--- What you will do ---
Give the data below again exactly as written, without its pictures.

--- Collected data ---
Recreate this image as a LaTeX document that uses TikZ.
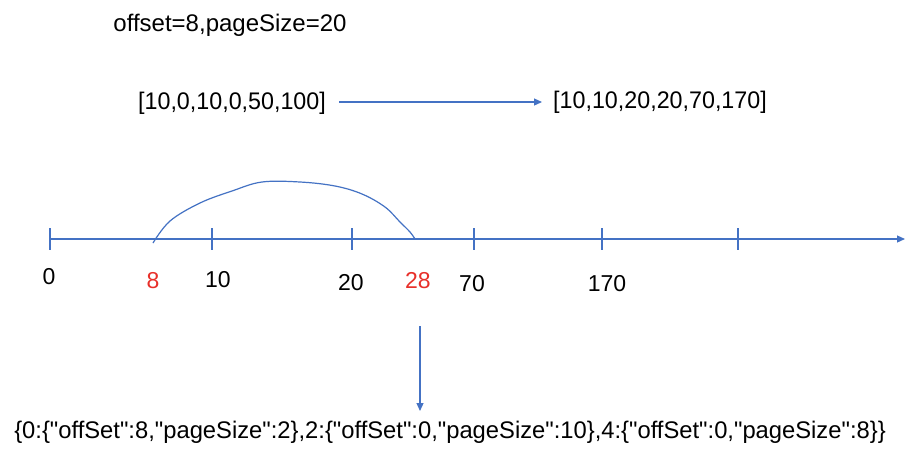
\documentclass[tikz,border=0pt]{standalone}
\usepackage{fontspec}
\setmainfont{Liberation Sans}
\newfontfamily\codefont{Liberation Sans}
\usetikzlibrary{arrows.meta}
\definecolor{axisblue}{HTML}{4472C4}
\definecolor{numred}{HTML}{E8302A}
\tikzset{
  axis/.style={draw=axisblue, line width=1.2pt},
  tick/.style={draw=axisblue, line width=1.2pt},
  conn/.style={draw=axisblue, line width=1.2pt, -{Triangle[length=8pt,width=7pt]}},
  num/.style={font=\fontsize{23}{26}\selectfont, inner sep=0pt, anchor=center},
  rednum/.style={num, text=numred},
  label/.style={font=\fontsize{24}{28}\selectfont, inner sep=0pt, anchor=center},
}
\begin{document}
\begin{tikzpicture}[x=1pt,y=-1pt]
\useasboundingbox[fill=white] (0,0) rectangle (922,461);
% title
\node[label] (title) at (230,25) {offset=8,pageSize=20};
% arrays
\node[label, xscale=0.97] (a1) at (232,103) {[10,0,10,0,50,100]};
\node[label, xscale=0.97] (a2) at (660,102) {[10,10,20,20,70,170]};
\path (a1.east) ++(13,-1) coordinate (c1);
\path (a2.west) ++(-11,0) coordinate (c2);
\draw[conn] (c1) -- (c2);
% axis
\coordinate (ax0) at (50,239);
\coordinate (axend) at (905,239);
\draw[axis, -{Triangle[length=8pt,width=7pt]}] (ax0) -- (axend);
\foreach \x in {50,212,352,474,602,738}{
  \draw[tick] (\x,228) -- (\x,250);
}
% arc
\draw[draw=axisblue, line width=1.2pt] plot[smooth, tension=0.6] coordinates {
  (153,243) (170,221) (200,203) (232,191) (262,182) (300,182)
  (335,186) (362,194) (385,207) (400,222) (410,232) (415,239)};
% labels
\node[num] (n0) at (49,277) {0};
\node[rednum] (n8) at (153,281) {8};
\node[num] (n10) at (218,280) {10};
\node[num] (n20) at (351,283) {20};
\node[rednum] (n28) at (418,281) {28};
\node[num] (n70) at (472,284) {70};
\node[num] (n170) at (607,284) {170};
% down arrow
\coordinate (dtop) at (420,326);
\coordinate (dbot) at (420,411);
\draw[conn] (dtop) -- (dbot);
\node[label, xscale=0.99] (res) at (450,432) {\codefont\{0:\{"offSet":8,"pageSize":2\},2:\{"offSet":0,"pageSize":10\},4:\{"offSet":0,"pageSize":8\}\}};
\end{tikzpicture}
\end{document}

--- Completed task ---
Recreate this image as a LaTeX document that uses TikZ.
\documentclass[tikz,border=0pt]{standalone}
\usepackage{fontspec}
\setmainfont{Liberation Sans}
\newfontfamily\codefont{Liberation Sans}
\usetikzlibrary{arrows.meta}
\definecolor{axisblue}{HTML}{4472C4}
\definecolor{numred}{HTML}{E8302A}
\tikzset{
  axis/.style={draw=axisblue, line width=1.2pt},
  tick/.style={draw=axisblue, line width=1.2pt},
  conn/.style={draw=axisblue, line width=1.2pt, -{Triangle[length=8pt,width=7pt]}},
  num/.style={font=\fontsize{23}{26}\selectfont, inner sep=0pt, anchor=center},
  rednum/.style={num, text=numred},
  label/.style={font=\fontsize{24}{28}\selectfont, inner sep=0pt, anchor=center},
}
\begin{document}
\begin{tikzpicture}[x=1pt,y=-1pt]
\useasboundingbox[fill=white] (0,0) rectangle (922,461);
% title
\node[label] (title) at (230,25) {offset=8,pageSize=20};
% arrays
\node[label, xscale=0.97] (a1) at (232,103) {[10,0,10,0,50,100]};
\node[label, xscale=0.97] (a2) at (660,102) {[10,10,20,20,70,170]};
\path (a1.east) ++(13,-1) coordinate (c1);
\path (a2.west) ++(-11,0) coordinate (c2);
\draw[conn] (c1) -- (c2);
% axis
\coordinate (ax0) at (50,239);
\coordinate (axend) at (905,239);
\draw[axis, -{Triangle[length=8pt,width=7pt]}] (ax0) -- (axend);
\foreach \x in {50,212,352,474,602,738}{
  \draw[tick] (\x,228) -- (\x,250);
}
% arc
\draw[draw=axisblue, line width=1.2pt] plot[smooth, tension=0.6] coordinates {
  (153,243) (170,221) (200,203) (232,191) (262,182) (300,182)
  (335,186) (362,194) (385,207) (400,222) (410,232) (415,239)};
% labels
\node[num] (n0) at (49,277) {0};
\node[rednum] (n8) at (153,281) {8};
\node[num] (n10) at (218,280) {10};
\node[num] (n20) at (351,283) {20};
\node[rednum] (n28) at (418,281) {28};
\node[num] (n70) at (472,284) {70};
\node[num] (n170) at (607,284) {170};
% down arrow
\coordinate (dtop) at (420,326);
\coordinate (dbot) at (420,411);
\draw[conn] (dtop) -- (dbot);
\node[label, xscale=0.99] (res) at (450,432) {\codefont\{0:\{"offSet":8,"pageSize":2\},2:\{"offSet":0,"pageSize":10\},4:\{"offSet":0,"pageSize":8\}\}};
\end{tikzpicture}
\end{document}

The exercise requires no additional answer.